Это моя профессия. Мое дело. И я его делаю. Стараюсь делать честно.
— Правильно ли я поняла, что на эту книгу ушло 30 лет вашей жизни?
— Ну, лет 20 это точно. Это на весь проект "Голоса утопии" ушло больше 30 лет.
— Что это был за момент, когда вы поняли, что должны ее написать?
— Знаете, это происходило постепенно. Когда я работала над своими книгами "У войны не женское лицо", "Чернобыльская молитва", я увидела, что иду по следам нашей истории. По ее узловым моментам. И тогда же я поняла, что красный человек уходит из истории, начинается что-то другое. Но что — пока не понятно. А люди уходят быстро, меняются. Мне надо застигнуть человека в момент потрясенности. Я ищу потрясенного человека. Даже книгу о Чернобыле сегодня было бы уже невозможно написать так, как я ее написала в тот момент, когда случилась авария. Очень важно услышать, когда голос высок. Мое ухо все время на улице.
— Книга "Конец красного человека" — фактически единственная, которая делает попытку осмыслить, что с нами было в конце XX века. Это тот уникальный случай, когда писатель делает то, для чего он предназначен. Почему литература в последние 20 лет как бы устранилась от своего прямого назначения?
— Мне кажется, что время насмешки, стеба, оно как-то затянулось, нас увлек этот азарт разрушения. Мы слишком неосторожно обошлись со своим прошлым, выбросив его на свалку, не продумав, не поняв, не оценив все опасности. Наверное, в этом одна из причин, почему снова ничего не получилось.
— Вы с таким неустойчивым социальным оптимизмом смотрите в будущее?

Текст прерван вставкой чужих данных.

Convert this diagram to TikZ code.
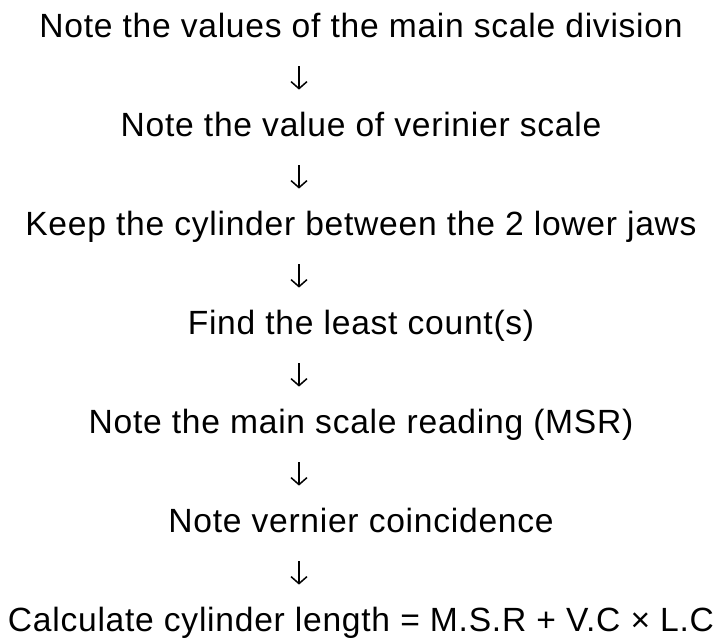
\documentclass[tikz,border=0pt]{standalone}
\usepackage{fontspec}
\setmainfont[LetterSpace=2.2]{Liberation Sans}
\usetikzlibrary{positioning,arrows.meta}

\begin{document}
\begin{tikzpicture}[x=0.5pt, y=-0.5pt, node distance=49.5pt,
  stage/.style={inner sep=0pt, text height=12pt, text depth=4pt, font=\fontsize{16.8}{20}\selectfont},
  flow/.style={-{Straight Barb[length=3.5pt,width=8pt]}, line width=0.75pt, shorten <=10.5pt, shorten >=11pt}]
\useasboundingbox (0,0) rectangle (722,638);

% Steps
\node[stage] (divn) at (361,29) {Note the values of the main scale division};
\node[stage, below of=divn] (vern) {Note the value of verinier scale};
\node[stage, below of=vern] (jaws) {Keep the cylinder between the 2 lower jaws};
\node[stage, below of=jaws] (lc) {Find the least count(s)};
\node[stage, below of=lc] (msr) {Note the main scale reading (MSR)};
\node[stage, below of=msr] (vc) {Note vernier coincidence};
\node[stage, below of=vc] (len) {Calculate cylinder length = M.S.R + V.C × L.C};

% Arrows
\foreach \a/\b in {divn/vern, vern/jaws, jaws/lc, lc/msr, msr/vc, vc/len}
  \draw[flow] ([xshift=-31pt]\a.south) -- ([xshift=-31pt]\b.north);

\end{tikzpicture}
\end{document}
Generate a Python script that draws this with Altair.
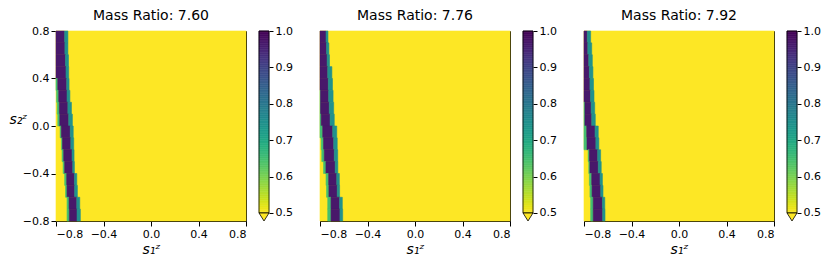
import altair as alt
import pandas as pd
import numpy as np

mass_ratios = ["7.60", "7.76", "7.92"]
ticks = [-0.8, -0.4, 0.0, 0.4, 0.8]
cbar_ticks = [0.5, 0.6, 0.7, 0.8, 0.9, 1.0]

# rows of the s2 grid (top/bottom edges)
row_top = [0.8, 0.7, 0.6, 0.5, 0.4, 0.3, 0.2, 0.1, 0.0, -0.1, -0.2, -0.3, -0.4, -0.5, -0.6, -0.7]
row_bot = [0.7, 0.6, 0.5, 0.4, 0.3, 0.2, 0.1, 0.0, -0.1, -0.2, -0.3, -0.4, -0.5, -0.6, -0.7, -0.8]

# band edges (s1) per row
p1_fr_l = [-0.8, -0.8, -0.8, -0.8, -0.8, -0.795, -0.79, -0.785, -0.765, -0.755, -0.749, -0.74, -0.727, -0.72, -0.707, -0.707]
p1_core_l = [-0.8, -0.8, -0.8, -0.8, -0.785, -0.777, -0.772, -0.768, -0.755, -0.745, -0.735, -0.727, -0.71, -0.707, -0.69, -0.688]
p1_core_r = [-0.727, -0.725, -0.72, -0.716, -0.71, -0.707, -0.70, -0.693, -0.68, -0.675, -0.665, -0.659, -0.645, -0.643, -0.625, -0.623]
p1_fr_r = [-0.70, -0.70, -0.695, -0.693, -0.69, -0.683, -0.67, -0.662, -0.655, -0.651, -0.648, -0.645, -0.625, -0.62, -0.60, -0.595]

p2_fr_l = [-0.8, -0.8, -0.8, -0.8, -0.8, -0.8, -0.8, -0.8, -0.8, -0.79, -0.785, -0.77, -0.749, -0.745, -0.735, -0.735]
p2_core_l = [-0.8, -0.8, -0.8, -0.8, -0.8, -0.795, -0.795, -0.79, -0.777, -0.77, -0.764, -0.75, -0.727, -0.725, -0.707, -0.707]
p2_core_r = [-0.749, -0.745, -0.74, -0.735, -0.73, -0.727, -0.722, -0.715, -0.693, -0.685, -0.68, -0.672, -0.659, -0.655, -0.635, -0.632]
p2_fr_r = [-0.733, -0.725, -0.72, -0.70, -0.695, -0.69, -0.685, -0.68, -0.659, -0.655, -0.651, -0.65, -0.637, -0.635, -0.612, -0.609]

p3_fr_l = [-0.8, -0.8, -0.8, -0.8, -0.8, -0.8, -0.8, -0.8, -0.8, -0.8, -0.765, -0.76, -0.755, -0.75, -0.744, -0.744]
p3_core_l = [-0.8, -0.8, -0.8, -0.8, -0.8, -0.8, -0.792, -0.792, -0.777, -0.775, -0.755, -0.75, -0.735, -0.732, -0.722, -0.722]
p3_core_r = [-0.772, -0.768, -0.76, -0.755, -0.75, -0.745, -0.74, -0.735, -0.707, -0.70, -0.685, -0.68, -0.665, -0.659, -0.645, -0.643]
p3_fr_r = [-0.744, -0.735, -0.73, -0.725, -0.72, -0.716, -0.71, -0.705, -0.68, -0.675, -0.66, -0.655, -0.645, -0.64, -0.625, -0.623]

core_val = 0.97
left_fringe_val = 0.65
right_fringe_val = 0.75
background_val = 0.40

panels = [
    (p1_fr_l, p1_core_l, p1_core_r, p1_fr_r),
    (p2_fr_l, p2_core_l, p2_core_r, p2_fr_r),
    (p3_fr_l, p3_core_l, p3_core_r, p3_fr_r),
]

color_scale = alt.Scale(scheme="viridis", reverse=True, domain=[0.5, 1.0], clamp=True)
FONT = "DejaVu Sans"


def heat_df(edges):
    fr_l, core_l, core_r, fr_r = edges
    rows = [dict(x0=-0.8, x1=0.8, y0=-0.8, y1=0.8, v=background_val)]
    for i in range(len(row_top)):
        yt, yb = row_top[i], row_bot[i]
        if fr_l[i] < core_l[i]:
            rows.append(dict(x0=fr_l[i], x1=core_l[i], y0=yb, y1=yt, v=left_fringe_val))
        rows.append(dict(x0=core_l[i], x1=core_r[i], y0=yb, y1=yt, v=core_val))
        if fr_r[i] > core_r[i]:
            rows.append(dict(x0=core_r[i], x1=fr_r[i], y0=yb, y1=yt, v=right_fringe_val))
    return pd.DataFrame(rows)


def heat(k):
    df = heat_df(panels[k])
    sc = alt.Scale(domain=[-0.8, 0.8], nice=False, zero=False)
    if k == 0:
        yaxis = alt.Axis(values=ticks, format=".1f", title="s₂ᶻ", titleAngle=0,
                         titleAlign="right", titleBaseline="middle", titleX=-29, titleY=88,
                         titleFontSize=14, titleFontStyle="italic", titleFontWeight="normal",
                         labelFontSize=11, tickSize=5, domain=False, grid=False,
                         tickColor="black", labelColor="black", titleColor="black")
    else:
        # same labels, invisible, so that every panel's title sits at the same height
        yaxis = alt.Axis(values=ticks, format=".1f", title=None, labelFontSize=11,
                         ticks=False, domain=False, grid=False, labelOpacity=0)
    return alt.Chart(df).mark_rect(strokeWidth=0.6).encode(
        x=alt.X("x0:Q", scale=sc,
                axis=alt.Axis(values=ticks, format=".1f", title="s₁ᶻ", titleFontSize=14,
                              titleFontStyle="italic", titleFontWeight="normal",
                              labelFontSize=11, tickSize=5, domain=False, grid=False,
                              tickColor="black", labelColor="black", titleColor="black",
                              titlePadding=3)),
        x2="x1:Q",
        y=alt.Y("y0:Q", scale=sc, axis=yaxis),
        y2="y1:Q",
        color=alt.Color("v:Q", scale=color_scale, legend=None),
        stroke=alt.Stroke("v:Q", scale=color_scale, legend=None),
    ).properties(
        width=190, height=190,
        title=alt.TitleParams(f"Mass Ratio: {mass_ratios[k]}", fontSize=14, fontWeight="normal",
                              font=FONT, offset=2, color="black", frame="group"),
        view=alt.ViewBackground(stroke="black", strokeWidth=1),
    )


# colorbar ramp
ramp_lo = np.round(np.arange(0.5, 1.0, 0.005), 4)
ramp_df = pd.DataFrame({"lo": ramp_lo, "hi": ramp_lo + 0.005, "v": ramp_lo + 0.0025,
                        "cx0": 0.0, "cx1": 1.0})
outline_df = pd.DataFrame({"lo": [0.5], "hi": [1.0], "cx0": [0.0], "cx1": [1.0]})
tri_df = pd.DataFrame({"lo": [0.489], "cx": [0.5]})
spacer_df = pd.DataFrame({"sx0": [0.0], "sx1": [1.0], "sy0": [0.0], "sy1": [1.0]})


def cbar():
    ysc = alt.Scale(domain=[0.478, 1.0], nice=False, zero=False)
    xsc = alt.Scale(domain=[0, 1], nice=False, zero=False)
    cb_axis = alt.Axis(orient="right", values=cbar_ticks, format=".1f", title=None,
                       labelFontSize=11, tickSize=4, domain=False, grid=False,
                       labelOverlap=False, tickColor="black", labelColor="black")
    ramp = alt.Chart(ramp_df).mark_rect(strokeWidth=0.6).encode(
        x=alt.X("cx0:Q", scale=xsc, axis=None), x2="cx1:Q",
        y=alt.Y("lo:Q", scale=ysc, axis=cb_axis),
        y2="hi:Q",
        color=alt.Color("v:Q", scale=color_scale, legend=None),
        stroke=alt.Stroke("v:Q", scale=color_scale, legend=None),
    )
    outline = alt.Chart(outline_df).mark_rect(filled=False, stroke="black", strokeWidth=0.8).encode(
        x=alt.X("cx0:Q", scale=xsc, axis=None), x2="cx1:Q",
        y=alt.Y("lo:Q", scale=ysc, axis=cb_axis), y2="hi:Q",
    )
    tri = alt.Chart(tri_df).mark_point(
        shape="M-1,-0.8L1,-0.8L0,0.8Z", size=100, filled=True, fill="#fde725",
        stroke="black", strokeWidth=0.8, opacity=1,
    ).encode(
        x=alt.X("cx:Q", scale=xsc, axis=None),
        y=alt.Y("lo:Q", scale=ysc, axis=cb_axis),
    )
    return alt.layer(ramp, outline, tri).properties(
        width=10, height=190, view=alt.ViewBackground(stroke=None))


def spacer():
    s = alt.Scale(domain=[0, 1], nice=False, zero=False)
    return alt.Chart(spacer_df).mark_rect(opacity=0).encode(
        x=alt.X("sx0:Q", axis=None, scale=s), x2="sx1:Q",
        y=alt.Y("sy0:Q", axis=None, scale=s), y2="sy1:Q",
    ).properties(width=25, height=190, view=alt.ViewBackground(stroke=None))


parts = []
for k in range(3):
    if k > 0:
        parts.append(spacer())
    parts.append(heat(k))
    parts.append(cbar())

chart = alt.hconcat(*parts, spacing=13, bounds="flush").resolve_scale(
    x="independent", y="independent"
).properties(padding=0).configure(font=FONT).configure_view(stroke=None)

chart.save("out.html", embed_options={"renderer": "svg", "actions": False})
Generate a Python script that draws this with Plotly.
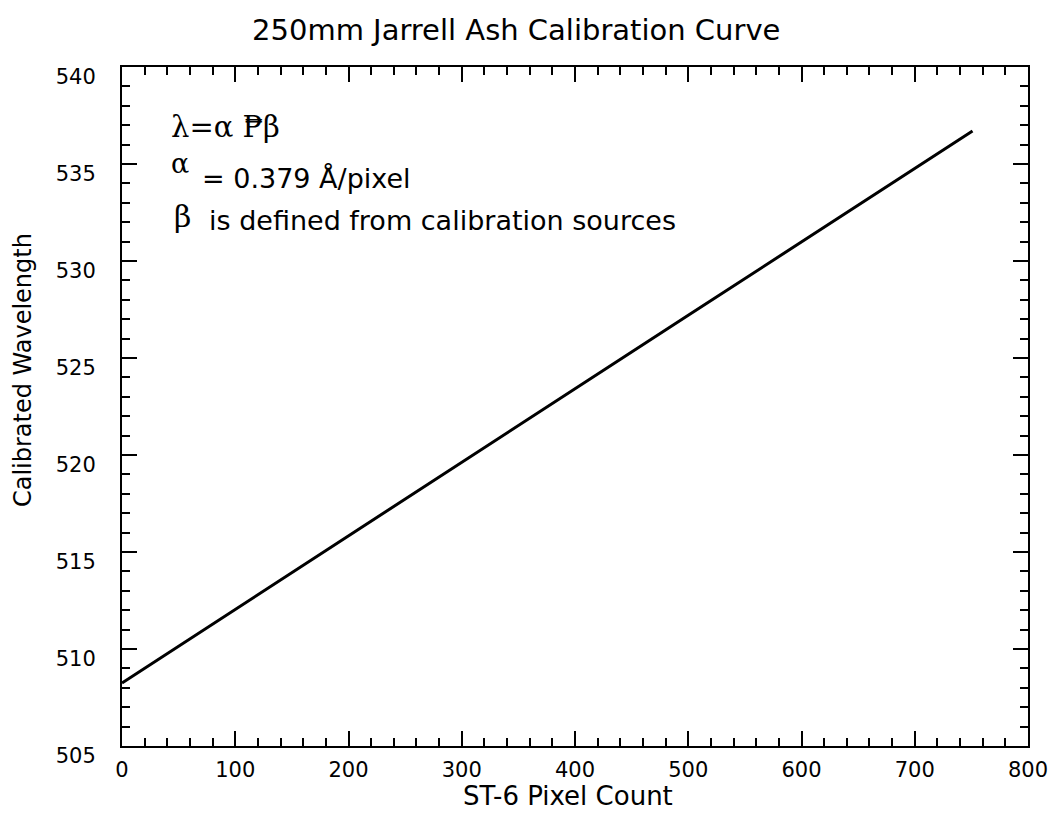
import plotly.graph_objects as go

# ST-6 pixel position and calibrated wavelength along the curve
pixel = [0, 50, 100, 150, 200, 250, 300, 350, 400, 450, 500, 550, 600, 650, 700, 751]
wavelength = [508.25, 510.15, 512.04, 513.94, 515.83, 517.73, 519.62, 521.52,
              523.41, 525.31, 527.20, 529.10, 530.99, 532.89, 534.78, 536.70]

x_ticks = [0, 100, 200, 300, 400, 500, 600, 700, 800]
y_ticks = [505, 510, 515, 520, 525, 530, 535, 540]

SANS = "DejaVu Sans"
SERIF = "DejaVu Serif"

fig = go.Figure()
fig.add_trace(go.Scatter(
    x=pixel, y=wavelength, mode="lines",
    line=dict(color="black", width=3),
    showlegend=False, hoverinfo="skip",
))

axis_common = dict(
    showgrid=False, zeroline=False, showline=True, linecolor="black", linewidth=2,
    mirror="ticks", ticks="inside", ticklen=15, tickwidth=2, tickcolor="black",
    tickfont=dict(family=SANS, size=21, color="black"),
    ticklabeloverflow="allow",
)

fig.update_xaxes(
    range=[0, 800], tickvals=x_ticks, ticktext=[str(v) for v in x_ticks],
    minor=dict(ticks="inside", dtick=20, ticklen=8, tickwidth=2, tickcolor="black"),
    ticklabelstandoff=4,
    **axis_common,
)
fig.update_yaxes(
    range=[505, 540], tickvals=y_ticks, ticktext=[str(v) for v in y_ticks],
    minor=dict(ticks="inside", dtick=1, ticklen=8, tickwidth=2, tickcolor="black"),
    ticklabelstandoff=20, ticklabelshift=10,
    **axis_common,
)

# axis titles
fig.add_annotation(x=-0.109, y=0.554, xref="paper", yref="paper", text="Calibrated Wavelength",
                   textangle=-90, showarrow=False, xanchor="center", yanchor="middle",
                   font=dict(family=SANS, size=24, color="black"))
fig.add_annotation(x=0.4926, y=-0.0743, xref="paper", yref="paper", text="ST-6 Pixel Count",
                   showarrow=False, xanchor="center", yanchor="middle",
                   font=dict(family=SANS, size=26, color="black"))

# calibration relation
fig.add_annotation(x=41.9, y=536.9, xref="x", yref="y", text="λ=α ₱β",
                   showarrow=False, xanchor="left", yanchor="middle",
                   font=dict(family=SERIF, size=29, color="black"))
fig.add_annotation(x=41.9, y=535.05, xref="x", yref="y", text="α",
                   showarrow=False, xanchor="left", yanchor="middle",
                   font=dict(family=SERIF, size=27, color="black"))
fig.add_annotation(x=68.9, y=534.23, xref="x", yref="y", text="= 0.379 Å/pixel",
                   showarrow=False, xanchor="left", yanchor="middle",
                   font=dict(family=SANS, size=27, color="black"))
fig.add_annotation(x=44.5, y=532.3, xref="x", yref="y", text="β",
                   showarrow=False, xanchor="left", yanchor="middle",
                   font=dict(family=SERIF, size=30, color="black"))
fig.add_annotation(x=75.0, y=532.1, xref="x", yref="y", text="is defined from calibration sources",
                   showarrow=False, xanchor="left", yanchor="middle",
                   font=dict(family=SANS, size=27, color="black"))

fig.update_layout(
    width=1060, height=816,
    margin=dict(l=122, r=20, t=67, b=70),
    paper_bgcolor="white", plot_bgcolor="white",
    title=dict(text="250mm Jarrell Ash Calibration Curve",
               font=dict(family=SANS, size=29, color="black"),
               x=0.487, xanchor="center", y=0.963, yanchor="middle"),
)

fig.write_html("out.html")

— Мы ничего не можем прогнозировать сегодня. Мы не можем, как герой Чехова, сказать, что мы... увидим небо в алмазах... через сто лет человек будет прекрасен. Никто не знает, какой будет. Но мы ответственны за свое время. И за себя каждый из нас может ответить.
Автор для исповедей
Визитная карточка
Светлана Алексиевич — белорусский писатель. Родилась в 1948 году. Начинала как журналист. В литературу ее привел классик советской и белорусской литературы Василь Быков. Светлана Алексиевич — автор книг "У войны не женское лицо", "Цинковые мальчики", "Зачарованные смертью", "Чернобыльская молитва", "Последние свидетели. Соло для детского голоса", "Время second hand. Конец красного человека". Все книги Светланы Алексиевич написаны в особом, открытом ею жанре — это исповеди свидетелей и участников событий: войны ли, Чернобыльской катастрофы. Лауреат многочисленных премий: Ленинского комсомола (за книгу "У войны не женское лицо"), "Триумф", Лейпцигской книжной премии за вклад в европейское взаимопонимание, международной премии Гердера, премии Ремарка, национальной премии критики США, Премии мира немецких книготорговцев (2013).